Friday, October 14, 2005

Happy Friday

Since I was negligent in posting this week, here are a collection of my thoughts and observations:

1. For the bargain price of 3000 euros, you can buy your very own gold-leaf keyboard and mouse from KaDeWe.

2. My grocery store sells strawberry shortcake flavored yogurt--Delicious!

3. I am happy to report that the trend of wearing brightly colored jeans seems to be over in Berlin! Buh-bye!

4. Unfortunately women now think it is acceptable to tuck their jeans into scrunchy boots. Where do I even begin!

5. I had been told that random people would not talk to me on the subway in Germany. I believe this information was not accurate. While carrying my golf club last week, 2 people struck up conversations with me about golf. The next day, while carrying a big bowl of salad, two more people talked to me. Either I attract wierd people, or they can feel my
Midwest-friendly vibe:-)

Tuesday, October 11, 2005

Send Up the White Smoke…Chancellor Angie is on her way

For a while people might have thought Germany was picking a new pope. Journalists have been staked out for the last 3 weeks waiting for any sign about who Germany’s next chancellor would be. News reports showed Merkel and Schroeder in meetings late into the night. There were “grand coalition” meetings, “Jamaica” coalition meetings, “street light” coalition meetings and “8-eye meetings” (between the 4 principal players.)

Finally, yesterday afternoon it became official: Germany has a new chancellor! Angela Merkel, the chemist, daughter of a pastor, who grew up in East Germany, will become Germany’s first female and 8th post-war chancellor. In the understatement of the day, when asked by a reporter how she was feeling, Merkel replied almost confused by the question, “Mir geht’s gut” (I’m doing well.) Ya think!

Her comment was probably and acknowledgement of the fact that she will not have an easy road to travel. Merkel will be governing over a “grand coalition” between the liberals and the conservatives. Liberals will fill 8 cabinet positions. German unemployment averages around 12%. The future of the EU has yet to be decided. The immigration of Muslims to Germany is an issue that has yet to really be addressed. And relations with the US still need to be repaired.
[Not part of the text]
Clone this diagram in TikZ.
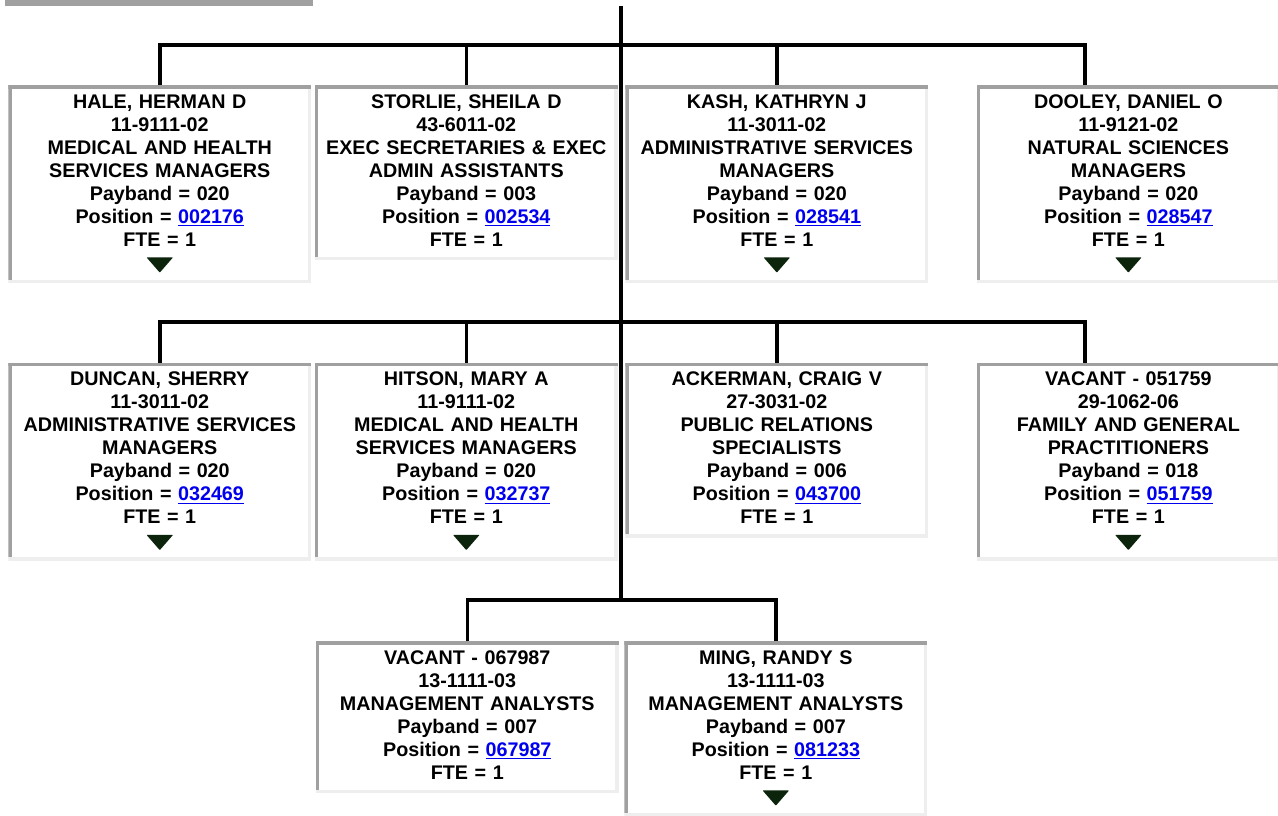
\documentclass[tikz,border=0pt]{standalone}
\usepackage{fontspec}
\setmainfont{Liberation Sans}
\usetikzlibrary{positioning}
\definecolor{EdgeDark}{RGB}{160,160,160}
\definecolor{EdgeLight}{RGB}{238,238,238}
\definecolor{TriGreen}{RGB}{12,36,12}
\definecolor{LinkBlue}{RGB}{0,0,238}
\newcommand{\poslink}[1]{\textcolor{LinkBlue}{\underline{#1}}}
\newcommand{\cardedges}{%
\fill[EdgeLight] (path picture bounding box.south west) rectangle ([yshift=2.5pt]path picture bounding box.south east);
\fill[EdgeLight] ([xshift=-2.5pt]path picture bounding box.south east) rectangle (path picture bounding box.north east);
\fill[EdgeDark] ([yshift=-2.5pt]path picture bounding box.north west) rectangle (path picture bounding box.north east);
\fill[EdgeDark] ([yshift=2.5pt]path picture bounding box.south west) rectangle ([xshift=2.5pt]path picture bounding box.north west);}
\newcommand{\cardtri}{%
\fill[TriGreen, rounded corners=0.6pt] ([shift={(-10pt,19.5pt)}]path picture bounding box.south) -- ++(20pt,0) -- ++(-10pt,-11.5pt) -- cycle;}

\begin{document}
\begin{tikzpicture}[x=0.75pt,y=-0.75pt]

\tikzset{
card/.style={
fill=white,
anchor=north,
text width=227.25pt,
inner xsep=0pt,
inner ysep=5.25pt,
align=center,
font=\fontsize{14.8pt}{17.25pt}\selectfont\bfseries,
execute at begin node=\strut,
execute at end node=\strut,
path picture={\cardedges}
},
cardmore/.style={
card,
execute at end node={\\\strut},
path picture={\cardedges\cardtri}
},
wire/.style={line width=2.7pt}
}

\useasboundingbox (0,0) rectangle (1278,815);

\fill[EdgeDark] (5,0) rectangle (313,5.5);

\coordinate (top) at (621,6);
\coordinate (j1) at (621,45);
\coordinate (j2) at (621,322);
\coordinate (j3) at (621,600);

\node[cardmore, anchor=north west] (hale) at (8,85)
{HALE, HERMAN D\\11-9111-02\\MEDICAL AND HEALTH\\SERVICES MANAGERS\\Payband = 020\\Position = \poslink{002176}\\FTE = 1};

\node[card, right=2.25pt of hale.north east, anchor=north west] (storlie)
{STORLIE, SHEILA D\\43-6011-02\\EXEC SECRETARIES \& EXEC\\ADMIN ASSISTANTS\\Payband = 003\\Position = \poslink{002534}\\FTE = 1};

\node[cardmore, right=5.25pt of storlie.north east, anchor=north west] (kash)
{KASH, KATHRYN J\\11-3011-02\\ADMINISTRATIVE SERVICES\\MANAGERS\\Payband = 020\\Position = \poslink{028541}\\FTE = 1};

\node[cardmore, right=36pt of kash.north east, anchor=north west] (dooley)
{DOOLEY, DANIEL O\\11-9121-02\\NATURAL SCIENCES\\MANAGERS\\Payband = 020\\Position = \poslink{028547}\\FTE = 1};

\node[cardmore, below=59.25pt of hale] (duncan)
{DUNCAN, SHERRY\\11-3011-02\\ADMINISTRATIVE SERVICES\\MANAGERS\\Payband = 020\\Position = \poslink{032469}\\FTE = 1};

\node[cardmore, right=2.25pt of duncan.north east, anchor=north west] (hitson)
{HITSON, MARY A\\11-9111-02\\MEDICAL AND HEALTH\\SERVICES MANAGERS\\Payband = 020\\Position = \poslink{032737}\\FTE = 1};

\node[card, right=5.25pt of hitson.north east, anchor=north west] (ackerman)
{ACKERMAN, CRAIG V\\27-3031-02\\PUBLIC RELATIONS\\SPECIALISTS\\Payband = 006\\Position = \poslink{043700}\\FTE = 1};

\node[cardmore, right=36pt of ackerman.north east, anchor=north west] (vacantfam)
{VACANT - 051759\\29-1062-06\\FAMILY AND GENERAL\\PRACTITIONERS\\Payband = 018\\Position = \poslink{051759}\\FTE = 1};

\node[card, below=60pt of hitson, xshift=0.75pt] (vacantmgt)
{VACANT - 067987\\13-1111-03\\MANAGEMENT ANALYSTS\\Payband = 007\\Position = \poslink{067987}\\FTE = 1};

\node[cardmore, right=3.75pt of vacantmgt.north east, anchor=north west] (ming)
{MING, RANDY S\\13-1111-03\\MANAGEMENT ANALYSTS\\Payband = 007\\Position = \poslink{081233}\\FTE = 1};

\draw[wire] (top) -- (j3);

\draw[wire] (hale.north) |- (j1) -| ([xshift=-32.6pt]dooley.north);
\draw[wire] (storlie.north) -- (storlie.north |- j1);
\draw[wire] (kash.north) -- (kash.north |- j1);

\draw[wire] (duncan.north) |- (j2) -| ([xshift=-32.6pt]vacantfam.north);
\draw[wire] (hitson.north) -- (hitson.north |- j2);
\draw[wire] (ackerman.north) -- (ackerman.north |- j2);

\draw[wire] (vacantmgt.north) |- (j3) -| (ming.north);

\end{tikzpicture}
\end{document}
But last night Angie could celebrate! Her party stood behind her, and she won!

Fr. Merkel, as Germany’s new image campaign says, “Du bist Deutschland” (you are Germany!)

P.S. Merkel's accession has caused one more issue: is my fellowship now the Bundeskanzlerin Stipendium??

Sunday, October 09, 2005

Saturday Evening

Though public diplomacy is my official project this year, it is not a big secret that I am on a quest. My mission is to find Germany’s best cheese spaetzle. This morning I am happy to report that I had my first plate of real cheese spaetzle last night and it was FANTASTIC! My initial research in 1997 and 2001 revealed that Germany’s best spaetzle comes out of the Schlecker kitchen in Ulm. Indeed in 2005, I proclaim that the best cheese spaetzle is still made by the Family Schlecker:-)

Matthias invited myself, a friend from Munich and 2 other couples (who he knows from the Berlin blogosphere) to a Swabisch dinner party. I arrived an embarrassing 40 minutes late after getting lost (my raspberry walnut salad was extra tossed by the time I arrived!) But once I finally found the apartment, the evening was great. Matthias’s altbau apartment has great ambience, the music and wine was well selected and the other guests were very friendly.

Now on to what makes the Schlecker family recipe so good… I believe there are three primary factors. The first is homemade noodles. For years I have heard Matthias say to people that making the noodles is “so simple.” Though as the mess in my kitchen has shown whenever I have tried to make noodles, spaetzle-making does require some skill. The second factor is the proper proportion of cheese, noodles and carmelized onion. The final factor is greasing the pan properly so that the cheese on the outside gets a little crispy (like Buddy’s deep-dish pizza crust, for those from Michigan.) Since I have tried to make this recipe with little success, I believe there might also be a special 4th factor, like a spaetzle elf that Matthias keeps hidden in the cabinet. Whatever the secret is, dinner last night was wonderful!

For dessert, Matthias made a baked apple, raisin, almond dish with warm vanilla sauce. I think that description requires no commentary other than Yum!

When did the party end? I don’t know! As Matthias uncorked yet another bottle of wine at 1am, I bid everyone adieu and headed home. Matthias tried to explain that it is not until 1am in Berlin that people decide whether they want to go out and party. Maybe this is what Berliners do, but this American was exhausted!